The first is to instruct the Secretary of the Treasury to index capital gains. The assumption is that indexation is a matter of purely clerical concern, that you should not need a congressional Act to instruct the Secretary of the Treasury to do something as obvious as not to charge for spurious increases in the value of land or stock or other property.

But Mr. Kemp goes further. He would have the new President instruct the Treasury Secretary to "stabilize the dollar value of the nation's gold reserves, say within a $30 band." Such action would "reinstate the dollar/gold link" that was broken in 1971 and that led to the worst inflation in the century.

If we reason backwards, we have a right to assume that if what Nixon did he had the authority to do, then to undo what Nixon did another President would have the authority to do.

Mr. Kemp then says: Look now at what would happen. For every 1 per cent decrease in the interest rate, $50 billion is lopped off the annual burden of the national debt. With capital gains indexed, a flood of realism pours into the marketplace, affecting farms and apartments and portfolios. It is another question how high genuine capital gains should be taxed -- that would be a congressional decision.

And as for the tax code, the new President having used his own authority to take the two measures here outlined, let Congress proceed to work out a new system inspired by the flat-tax principle recommended by the Commission on Economic Growth and Tax Reform that Jack Kemp headed up last year.
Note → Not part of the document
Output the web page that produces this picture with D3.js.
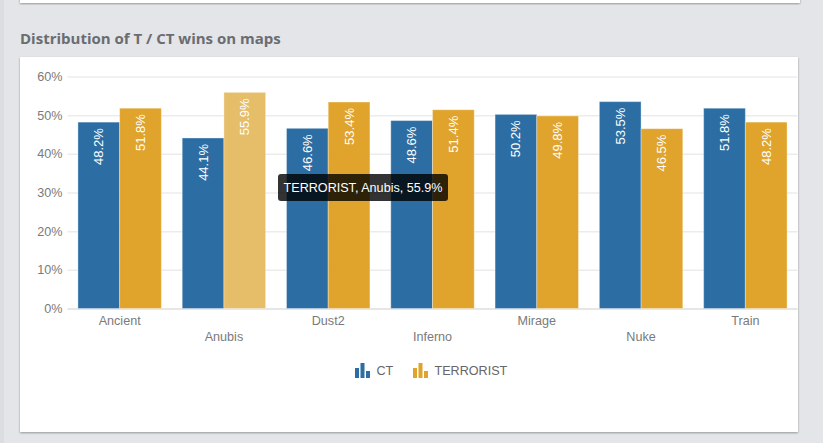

Here is a fresh view, filling the lungs with hope and excitement. Mr. Dole is uniquely in a position to act on the Kemp manifesto. He could, just to begin with, endorse the two major proposals for executive action. And, in a spirit of bipartisanship, he could say that he would suspend any call for reducing existing welfare measures, testing whether the fiscal reforms had the effect of diminishing the heavy weight of welfare on the budget. And Mr. Dole could make a second, equally exciting move by announcing that he intended to name Jack Kemp as vice-presidential candidate.